Another such example is that of M. S. Gill, who served as CEC from 1996 to 2001, and provides perhaps the clearest example of the revolving door between constitutional office and political parties, allowing such officers to engage in politics. Soon after his retirement, he joined the Congress party and was sent to the Rajya Sabha (2004–2016). During this timeline, he also served as Minister of Youth Affairs and Sports (2008 to 2011) and as Minister of Statistics and Programme Implementation in 2011.
However, the most controversial appointment was in 2009 when Sonia Gandhi handpicked her close confidant Navin Chawla as the Election Commissioner. This was not an ordinary appointment, as the Shah Commission, which probed the Indira Gandhi-imposed National Emergency of 1975, declared Chawla “unfit to hold any public office”. This was due to his role as a trusted officer of former Prime Minister Indira Gandhi, who is known to have misused her powers during the Emergency to suppress democratic dissent.

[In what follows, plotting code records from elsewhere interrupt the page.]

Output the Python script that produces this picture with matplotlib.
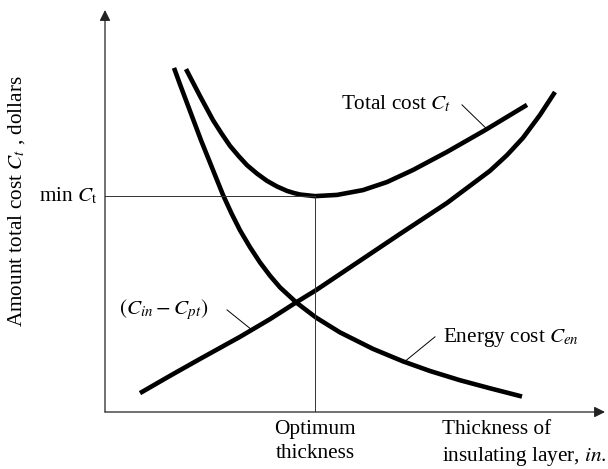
import matplotlib
matplotlib.use("Agg")
import matplotlib.pyplot as plt

plt.rcParams['font.family'] = ['Liberation Serif', 'DejaVu Serif']
plt.rcParams['mathtext.fontset'] = 'stix'

# curves (x: thickness, y: cost, arbitrary units 0-10)
energy_x = [1.38, 1.50, 1.92, 2.36, 2.53, 2.70, 2.90, 3.10, 3.30, 3.50, 3.84, 4.22, 4.70, 5.36, 5.96, 6.50, 7.10, 7.70, 8.34]
energy_y = [8.56, 8.15, 6.76, 5.40, 4.94, 4.52, 4.10, 3.72, 3.39, 3.10, 2.71, 2.35, 1.98, 1.57, 1.26, 1.02, 0.79, 0.59, 0.385]

total_x = [1.62, 1.90, 2.16, 2.33, 2.50, 2.67, 2.84, 3.04, 3.24, 3.44, 3.64, 3.77, 3.90, 4.20,
           4.64, 5.16, 5.64, 6.16, 6.84, 7.60, 8.44]
total_y = [8.53, 7.86, 7.26, 6.93, 6.62, 6.37, 6.14, 5.93, 5.75, 5.61, 5.50, 5.45, 5.41, 5.37,
           5.40, 5.52, 5.72, 6.02, 6.47, 7.01, 7.64]

diff_x = [0.70, 1.30, 1.90, 2.70, 3.30, 3.84, 4.22, 4.70, 5.36, 5.90, 6.84, 7.70, 8.04, 8.36, 8.70, 9.00]
diff_y = [0.47, 0.90, 1.32, 1.87, 2.31, 2.74, 3.03, 3.43, 3.98, 4.43, 5.20, 6.00, 6.39, 6.82, 7.39, 7.96]

# optimum = minimum of the total cost curve
i_min = total_y.index(min(total_y))
opt_x = total_x[i_min]
min_ct = total_y[i_min]

fig = plt.figure(figsize=(6.08, 4.69), dpi=100)
ax = fig.add_axes([105 / 608, 57 / 469, 500 / 608, 402 / 469])
ax.set_xlim(0, 10)
ax.set_ylim(0, 10)
ax.axis('off')

# axes with arrow heads
arrow = dict(arrowstyle='-|>', color='#222222', lw=0.9, mutation_scale=16, shrinkA=0, shrinkB=0)
ax.annotate('', xy=(10, 0), xytext=(0, 0), arrowprops=arrow, annotation_clip=False)
ax.annotate('', xy=(0, 10), xytext=(0, 0), arrowprops=arrow, annotation_clip=False)

curve = dict(color='black', lw=3.3, solid_capstyle='butt', solid_joinstyle='round')
ax.plot(energy_x, energy_y, **curve)
ax.plot(total_x, total_y, **curve)
ax.plot(diff_x, diff_y, **curve)

# guide lines to the optimum
ax.plot([0, opt_x], [min_ct, min_ct], color='#333333', lw=0.7)
ax.plot([opt_x, opt_x], [0, min_ct], color='#333333', lw=0.7)

fs = 15.3
ax.text(4.72, 7.66, 'Total cost $C_t$', fontsize=fs, va='center', ha='left')
ax.plot([7.14, 7.62], [7.64, 7.06], color='black', lw=0.7)

ax.text(6.76, 1.85, 'Energy cost $C_{en}$', fontsize=fs, va='center', ha='left')
ax.plot([6.60, 5.96], [1.87, 1.22], color='black', lw=0.7)

ax.text(0.28, 2.54, r'$(C_{in} - C_{pt})$', fontsize=fs, va='center', ha='left')
ax.plot([2.44, 2.94], [2.54, 2.04], color='black', lw=0.7)

ax.text(-0.14, min_ct, r'min $C_{\mathrm{t}}$', fontsize=fs, va='center', ha='right')

ax.text(-1.76, 5.25, 'Amount total cost $C_t$ , dollars', fontsize=fs, va='center', ha='center',
        rotation=90)

ax.text(opt_x, -0.2, 'Optimum\nthickness', fontsize=fs, va='top', ha='center', linespacing=1.35)
ax.text(6.74, -0.2, 'Thickness of\ninsulating layer, $in.$', fontsize=fs, va='top', ha='left',
        linespacing=1.35)

fig.savefig('out.png', dpi=100, facecolor='white')
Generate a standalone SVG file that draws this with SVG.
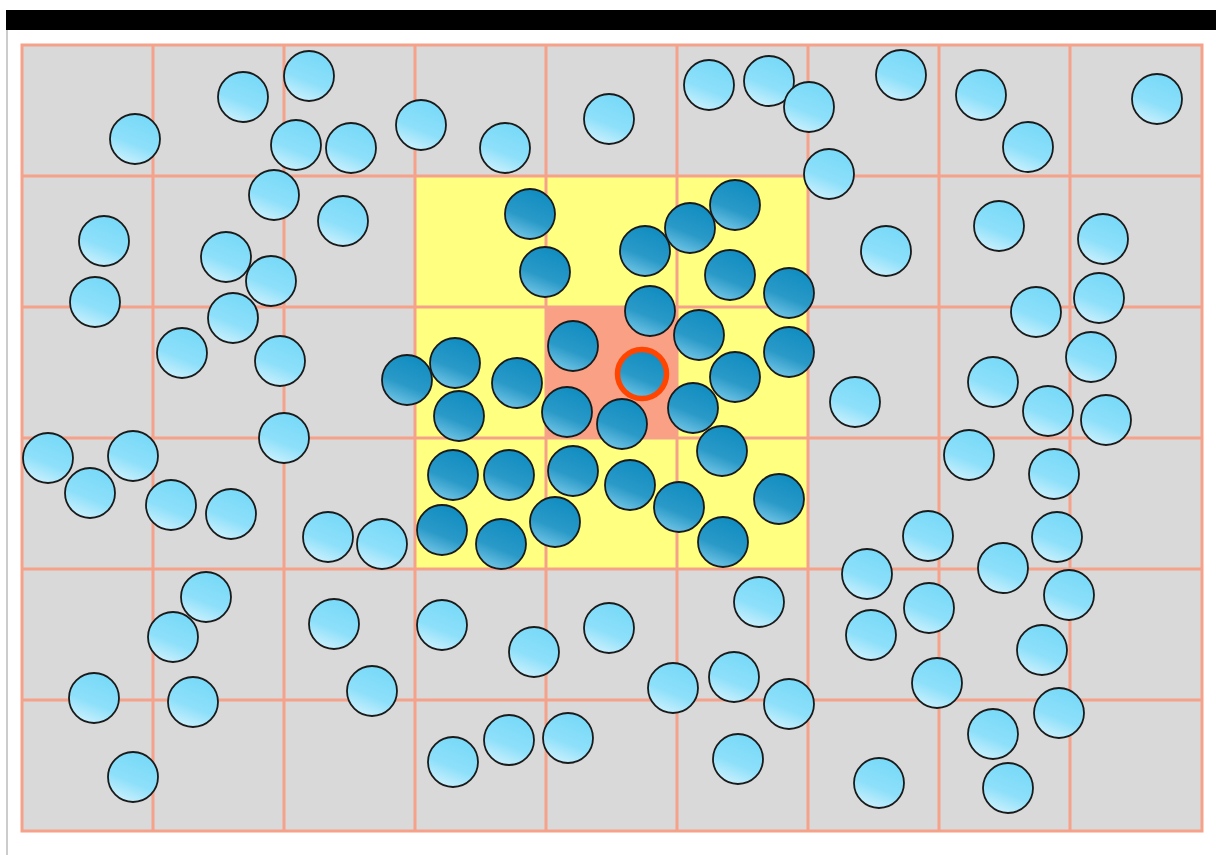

Again, to quote from the Shah Commission: “Navin Chawla exercised enormous powers during the emergency because he had easy access to the then Prime Minister’s house. Having acquired that power, he used it without considering whether the exercise was moral or immoral, legal or illegal." Among the questionable activities carried out by Chawla included ordering the jail authorities to promote the Family Planning Programme advocated by Sanjay Gandhi during the emergency. Navin Chawla directed a decision that any detenu seeking parole would have to undergo an incentive in the form of sterilisation.
Another controversial act carried out by Navin Chawla was seen concerning some students who were detained during the emergency. When these students petitioned the authorities from jail to write their exams to be able to continue their studies, Navin Chawla categorised them as “high security risk” and denied them permission to continue their education.
Even the predecessor to Chawla, N. Gopalaswami, as the CEC had recommended the removal of Chawla as Election Commissioner, citing several instances of “partisan behaviour”. Despite these serious accusations, Chawla eventually rose to the post of CEC and presided over the crucial 2009 Lok Sabha elections that returned the Congress-led UPA to power.
The Real Rationale
The Congress-led opposition’s approach is not about strengthening democracy or holding institutions accountable. Rather, it is about preserving political advantage through selective engagement. Their established pattern of praising or attacking institutions as dictated by immediate interests cultivates a culture where principles are expendable and institutions are instruments of expediency.
The politicisation of independent institutions by the Congress party is backed by history, which tells a consistent story: institutions matter only when they serve the party’s cause. And so, when the Congress rails against the supposed politicisation of the judiciary or the ECI, it is important to remember that they themselves have undermined these very institutions consistently.
Tulika Bhattacharya is a lawyer and a policy consultant and Samarth Seth is a political consultant.